Been playing around with a few of the semi hard sheeps milk cheese that are in my local stores On the right is ricotta pecorino toscanello

On the left front is kefalotyri back kasserikaseri front ,both greek..They all take smoke pretty well. Figure 3 hours 1 row of AMZPS will get it done. This style of cheese doesnt soften so easily.Cooling off here 1 month into autumn ,well by Aussie standards,I am still in shorts but its all relative.


----------



## pineywoods (Mar 27, 2012)

Looks good let us know how it comes out


----------



## ronrude (Mar 27, 2012)

Looking forward to the finished product.


----------



## moikel (Mar 27, 2012)

2 hours in. The greek cheese has gone a little soft but is keeping its shape,pecorino is fine. Another hour should pull it up. Hear from AMZPS has pushed temp to 40c,its about 22c outside maybe a bit less.Storm coming in from south  temp will drop pretty quick.


----------



## moikel (Mar 27, 2012)

Sorry I made a new greek word its actually kasseri .Its cows& sheep milk  together.


----------



## venture (Mar 27, 2012)

Looks good from here?

Can you get raw milk cheese there?

Good luck and good smoking.


----------



## moikel (Mar 27, 2012)

Pulled the back one,colour is good but its started to sag.Shows how well insulated that MES is.It might be the cows milk component or maybe its just not as dry,it might even been in  a hot spot with AMZPS  directly underneath. Wont change taste.
	

		
			
		

		
	






	

		
			
		

		
	
.The others will stay in until the last bit of pellets.


----------



## moikel (Mar 27, 2012)

Venture said:


> Looks good from here?
> 
> Can you get raw milk cheese there?
> 
> Good luck and good smoking.


There was a lot of debate about it coming from overseas.Then they lifted ban,then there was a bad batch.I cant keep track.We now get Italian & Spanish ham.But no cold smoked fish from o/s. I dont know about the local cheese makers.I do know I had a lot of raw milk cheese in Europe that did me no harm other than increasing my waistline. Not a big fan of government regulation of centuries old products but we are an island with strict quarantine laws,no mad cow,swine fever,foot & mouth as a result.


----------



## pineywoods (Mar 27, 2012)

I have a neighbor that has a couple sheep and they are getting more so maybe some day if I ever have the time to get into cheese making I can try to make some sheep milk cheese


----------



## moikel (Mar 27, 2012)

Never occurred to me that even was sheep milks cheese until I  went to Europe in my early 30s. I knew there was goat milk cheese but sheep were for shearing &/or eating. I eat as much as the food police let me nowadays
	

	
	
		
		



		
		
	


	





, it does smoke well.


----------



## moikel (Mar 27, 2012)

Thats the rest done. They throw a lot of moisture.Pecorino didnt colour as much but I  dont want to  smoke it any longer. It goes really well in salads in place of fetta,little salty. I have the 2 week wait thing now. There is a lot of Sardinian chese here all of a sudden.Our strong dollar perhaps,its mostly on the mature ,hard side havent tried smoking it .I think these younger cheese 's are  better candidates for smoking.


----------



## smokinhusker (Mar 28, 2012)

Beautiful cheese!


----------



## alelover (Mar 28, 2012)

Looks great Mick.


----------



## venture (Mar 28, 2012)

Cheese looks great!

Not the time to get into the safety issues now.  Lots of hysteria here in the US at this time.
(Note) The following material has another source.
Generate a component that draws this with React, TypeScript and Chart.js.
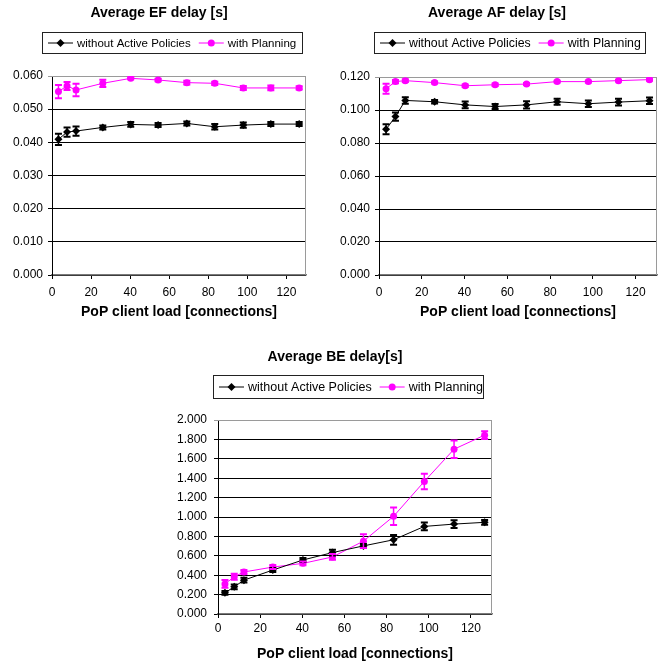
import React, { useEffect, useRef } from 'react';
import { Chart, registerables } from 'chart.js';

Chart.register(...registerables);

const FONT = "'Liberation Sans', Arial, sans-serif";

// ---- data ----
const loads = [3.3, 7.7, 12.3, 26, 40.3, 54.3, 69, 83.3, 97.9, 112, 126.5];
const xTicks = [0, 20, 40, 60, 80, 100, 120];
const seriesNames = ['without Active Policies', 'with Planning'];

const efWithout = [0.0409, 0.0431, 0.0434, 0.0445, 0.0454, 0.0452, 0.0457, 0.0447, 0.0452, 0.0455, 0.0455];
const efWithoutErr = [0.0017, 0.0014, 0.0014, 0.0006, 0.0007, 0.0006, 0.0006, 0.0008, 0.0008, 0.0006, 0.0006];
const efWith = [0.0553, 0.057, 0.0558, 0.0578, 0.0593, 0.0588, 0.058, 0.0578, 0.0564, 0.0564, 0.0564];
const efWithErr = [0.002, 0.0012, 0.0019, 0.0011, 0.0003, 0.0004, 0.0006, 0.0005, 0.0006, 0.0007, 0.0005];

const afWithout = [0.0883, 0.096, 0.1058, 0.105, 0.1031, 0.1021, 0.1031, 0.105, 0.1038, 0.1048, 0.1056];
const afWithoutErr = [0.003, 0.0025, 0.002, 0.001, 0.002, 0.0015, 0.0022, 0.0018, 0.002, 0.002, 0.002];
const afWith = [0.1129, 0.1172, 0.1178, 0.1166, 0.1147, 0.1153, 0.1157, 0.1172, 0.1172, 0.1178, 0.1184];
const afWithErr = [0.003, 0.001, 0.0008, 0.0006, 0.0008, 0.0008, 0.0006, 0.0006, 0.0006, 0.0006, 0.0006];

const beWithout = [0.218, 0.28, 0.349, 0.453, 0.557, 0.633, 0.702, 0.765, 0.903, 0.927, 0.945];
const beWithoutErr = [0.02, 0.025, 0.025, 0.02, 0.02, 0.03, 0.02, 0.05, 0.04, 0.04, 0.025];
const beWith = [0.31, 0.384, 0.433, 0.484, 0.522, 0.588, 0.751, 1.007, 1.367, 1.699, 1.844];
const beWithErr = [0.04, 0.03, 0.02, 0.02, 0.02, 0.03, 0.07, 0.09, 0.08, 0.09, 0.04];

const COLORS = ['#000000', '#FF00FF'];
const STYLES = ['rectRot', 'circle'];

type Cfg = {
  title: string;
  pos: { left: number; top: number; width: number; height: number };
  titleX: number;
  titleY: number;
  legend: { x: number; y: number; w: number; h: number; font: number };
  yMax: number;
  yStep: number;
  yAxisW: number;
  xAxisH: number;
  padRight: number;
  padTop: number;
  xTickPad: number;
  xTitlePad: number;
  yTickPad: number;
  data: number[][];
  errs: number[][];
};

const charts: Cfg[] = [
  {
    title: 'Average EF delay [s]',
    pos: { left: 0, top: 0, width: 332, height: 330 },
    titleX: 159, titleY: 13,
    legend: { x: 42, y: 32, w: 260, h: 21, font: 11.5 },
    yMax: 0.06, yStep: 0.01,
    yAxisW: 52, xAxisH: 55, padRight: 26, padTop: 76,
    xTickPad: 6, xTitlePad: 9, yTickPad: 5,
    data: [efWithout, efWith], errs: [efWithoutErr, efWithErr],
  },
  {
    title: 'Average AF delay [s]',
    pos: { left: 332, top: 0, width: 332, height: 330 },
    titleX: 165, titleY: 13,
    legend: { x: 42, y: 32, w: 271, h: 21, font: 12.3 },
    yMax: 0.12, yStep: 0.02,
    yAxisW: 47, xAxisH: 55, padRight: 7, padTop: 77,
    xTickPad: 6, xTitlePad: 9, yTickPad: 5,
    data: [afWithout, afWith], errs: [afWithoutErr, afWithErr],
  },
  {
    title: 'Average BE delay[s]',
    pos: { left: 160, top: 335, width: 340, height: 328 },
    titleX: 175, titleY: 22,
    legend: { x: 53, y: 40, w: 270, h: 23, font: 12.5 },
    yMax: 2.0, yStep: 0.2,
    yAxisW: 58, xAxisH: 49, padRight: 8, padTop: 85,
    xTickPad: 3, xTitlePad: 0, yTickPad: 7,
    data: [beWithout, beWith], errs: [beWithoutErr, beWithErr],
  },
];

function drawMarker(ctx: CanvasRenderingContext2D, style: string, x: number, y: number, color: string) {
  ctx.fillStyle = color;
  ctx.beginPath();
  if (style === 'circle') {
    ctx.arc(x, y, 3.5, 0, Math.PI * 2);
  } else {
    const r = 4;
    ctx.moveTo(x, y - r);
    ctx.lineTo(x + r, y);
    ctx.lineTo(x, y + r);
    ctx.lineTo(x - r, y);
    ctx.closePath();
  }
  ctx.fill();
}

function makePlugins(cfg: Cfg) {
  const frame = {
    id: 'frame',
    beforeDatasetsDraw(chart: any) {
      const { ctx, chartArea } = chart;
      ctx.save();
      ctx.strokeStyle = '#9a9a9a';
      ctx.lineWidth = 1;
      ctx.beginPath();
      ctx.moveTo(chartArea.left, chartArea.top + 0.5);
      ctx.lineTo(chartArea.right - 0.5, chartArea.top + 0.5);
      ctx.lineTo(chartArea.right - 0.5, chartArea.bottom);
      ctx.stroke();
      ctx.restore();
    },
  };
  const errorBars = {
    id: 'errorBars',
    afterDatasetsDraw(chart: any) {
      const { ctx } = chart;
      const xs = chart.scales.x;
      const ys = chart.scales.y;
      ctx.save();
      cfg.data.forEach((vals, si) => {
        const errs = cfg.errs[si];
        ctx.strokeStyle = COLORS[si];
        vals.forEach((v, i) => {
          const px = xs.getPixelForValue(loads[i]);
          const y1 = ys.getPixelForValue(v + errs[i]);
          const y2 = ys.getPixelForValue(v - errs[i]);
          ctx.lineWidth = 1.5;
          ctx.beginPath();
          ctx.moveTo(px, y1);
          ctx.lineTo(px, y2);
          ctx.stroke();
          ctx.lineWidth = 2;
          ctx.beginPath();
          ctx.moveTo(px - 3.5, y1);
          ctx.lineTo(px + 3.5, y1);
          ctx.moveTo(px - 3.5, y2);
          ctx.lineTo(px + 3.5, y2);
          ctx.stroke();
        });
      });
      ctx.restore();
    },
  };
  const decor = {
    id: 'decor',
    afterDraw(chart: any) {
      const { ctx } = chart;
      ctx.save();
      ctx.fillStyle = '#000';
      ctx.font = `bold 14px ${FONT}`;
      ctx.textAlign = 'center';
      ctx.textBaseline = 'middle';
      ctx.fillText(cfg.title, cfg.titleX, cfg.titleY);
      const lg = cfg.legend;
      ctx.strokeStyle = '#222';
      ctx.lineWidth = 1;
      ctx.strokeRect(lg.x + 0.5, lg.y + 0.5, lg.w, lg.h);
      ctx.font = `${lg.font}px ${FONT}`;
      ctx.textAlign = 'left';
      const cy = lg.y + lg.h / 2 + 0.5;
      let x = lg.x + 6;
      seriesNames.forEach((name, si) => {
        ctx.strokeStyle = COLORS[si];
        ctx.lineWidth = 1;
        ctx.beginPath();
        ctx.moveTo(x, cy);
        ctx.lineTo(x + 25, cy);
        ctx.stroke();
        drawMarker(ctx, STYLES[si], x + 12.5, cy, COLORS[si]);
        x += 29;
        ctx.fillStyle = '#000';
        ctx.fillText(name, x, cy + 0.5);
        x += ctx.measureText(name).width + 8;
      });
      ctx.restore();
    },
  };
  return [frame, errorBars, decor];
}

function ChartBox({ cfg }: { cfg: Cfg }) {
  const ref = useRef<HTMLCanvasElement>(null);
  useEffect(() => {
    if (!ref.current) return;
    const chart = new Chart(ref.current, {
      type: 'line',
      data: {
        datasets: cfg.data.map((vals, si) => ({
          label: seriesNames[si],
          data: vals.map((v, i) => ({ x: loads[i], y: v })),
          borderColor: COLORS[si],
          backgroundColor: COLORS[si],
          borderWidth: 1,
          pointStyle: STYLES[si] as any,
          pointRadius: si === 0 ? 4 : 3.5,
          pointBorderWidth: 0,
          tension: 0,
        })),
      },
      options: {
        responsive: false,
        animation: false,
        devicePixelRatio: 1,
        layout: { padding: { left: 0, right: cfg.padRight, top: cfg.padTop, bottom: 0 } },
        plugins: {
          legend: { display: false },
          title: { display: false },
          tooltip: { enabled: false },
        },
        scales: {
          x: {
            type: 'linear',
            min: 0,
            max: 130,
            afterBuildTicks: (s: any) => {
              s.ticks = xTicks.map((v) => ({ value: v }));
            },
            afterFit: (s: any) => {
              s.height = cfg.xAxisH;
            },
            grid: { drawOnChartArea: false, tickLength: 4, color: '#000' },
            border: { color: '#7a7a7a', width: 1.5 },
            ticks: {
              padding: cfg.xTickPad,
              color: '#000',
              font: { family: FONT, size: 12 },
              maxRotation: 0,
            },
            title: {
              display: true,
              text: 'PoP client load [connections]',
              color: '#000',
              font: { family: FONT, size: 14, weight: 'bold' },
              padding: { top: 0, bottom: cfg.xTitlePad },
            },
          },
          y: {
            min: 0,
            max: cfg.yMax,
            afterFit: (s: any) => {
              s.width = cfg.yAxisW;
            },
            grid: {
              tickLength: 4,
              lineWidth: 1,
              color: (c: any) => (c.tick && c.tick.value >= cfg.yMax - 1e-9 ? '#9a9a9a' : '#000'),
            },
            border: { color: '#000', width: 1 },
            ticks: {
              stepSize: cfg.yStep,
              padding: cfg.yTickPad,
              color: '#000',
              font: { family: FONT, size: 12 },
              callback: (v: any) => Number(v).toFixed(3),
            },
          },
        },
      },
      plugins: makePlugins(cfg),
    } as any);
    return () => chart.destroy();
  }, [cfg]);
  return (
    <canvas
      ref={ref}
      width={cfg.pos.width}
      height={cfg.pos.height}
      style={{
        position: 'absolute',
        left: cfg.pos.left,
        top: cfg.pos.top,
        width: cfg.pos.width,
        height: cfg.pos.height,
      }}
    />
  );
}

export default function App() {
  return (
    <div style={{ position: 'absolute', left: 0, top: 0, width: 664, height: 663, background: '#fff' }}>
      {charts.map((c, i) => (
        <ChartBox key={i} cfg={c} />
      ))}
    </div>
  );
}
I don't think I would like milking goats or sheep to make cheese anyway?  They would be on my smoker as babies!

Good luck and good smoking.


----------



## moikel (Mar 28, 2012)

They do go well on the smoker,I have a Sardinian stuffed rolled leg of lamb dish that I was going to do,its  a sort of a wedding feast special meal sort of thing traditionally.My milking anything days are behind me but that sheeps milk cheese is delightful. I spent a day in that town in France where they make the  blue cheese Roc ????t. Cant spell it.Near the Millau viaduct.Did the cheese tour underground in the cave/factory system. All sheeps milk startling number of sheep contributing from strictly controlled regions. Let belt out a knotch after that.


----------